The next few weeks will be crucial in determining the sustainability of the rally. With the earnings season almost over, economic reports mixed at best and many Fed speakers unwilling to sound too dovish, some analysts see the chances of a breather.

To Matt Maley at Miller Tabak, stocks are indeed getting overbought on a very-short-term basis, so a decline or sideways move “would not be the worst development in the world.”

For now, flows have been robust. Global equity funds lured $7.1 billion in the week through Aug. 10, Bank of America Corp. strategists led by Michael Hartnett wrote, citing EPFR Global data. Bond funds had an intake of $11.7 billion, while $4.3 billion was pulled out of cash.

“The music hasn’t stopped,” said Matt Bartolini, State Street Global Advisors’ head of SPDR Americas Research. “The labor market continues to be positive, earnings growth continues to be positive. So largely, if there is a recession, it’s going to be relatively shallow.”

Lindsey Bell, chief markets and money strategist at Ally, said the market’s about to enter what is often considered a “sketchy period.”

“Historically, September and October are notoriously volatile, sometimes featuring big stock market drops,” she wrote. “After a more than 10% rally since mid-June, a bearish seasonal trend is good reason to temper expectations.

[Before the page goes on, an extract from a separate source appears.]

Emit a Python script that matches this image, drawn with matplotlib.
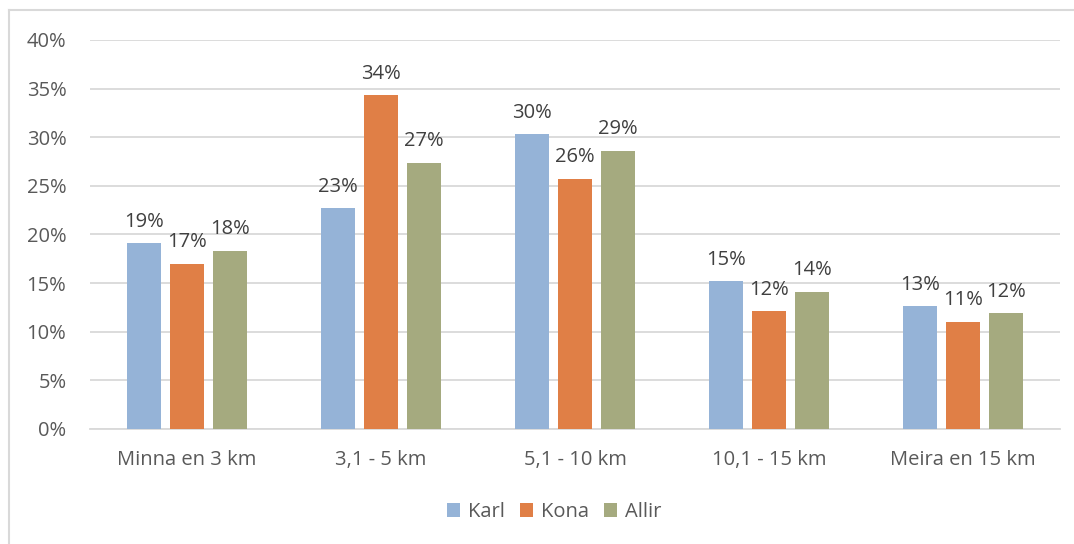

I expect this market to continue to be reactionary and driven by headlines until we have more clarity on where exactly inflation is headed as we approach 2023.”

Data Friday showed U.S. consumer sentiment climbed to a three-month high on firmer expectations about the economy and personal finances. Inflation expectations were mixed, with consumers boosting their longer-term views for prices slightly, while reducing their year-ahead outlook for costs.

Fed Bank of Richmond President Thomas Barkin was the latest official to call for continued rate increases, while acknowledging that this week’s inflation figures were encouraging.

His San Francisco counterpart Mary Daly told Bloomberg Television that the slowdown in price pressures may mean it’s appropriate for the central bank to slow the pace of hikes to 50 basis points in September– but noted the fight against inflation is far from over.

“The Fed is unlikely to claim victory until inflation reaches target, but recent data support our view that peak Fed hawkishness is behind us,” Bank of America strategists wrote in a note to clients.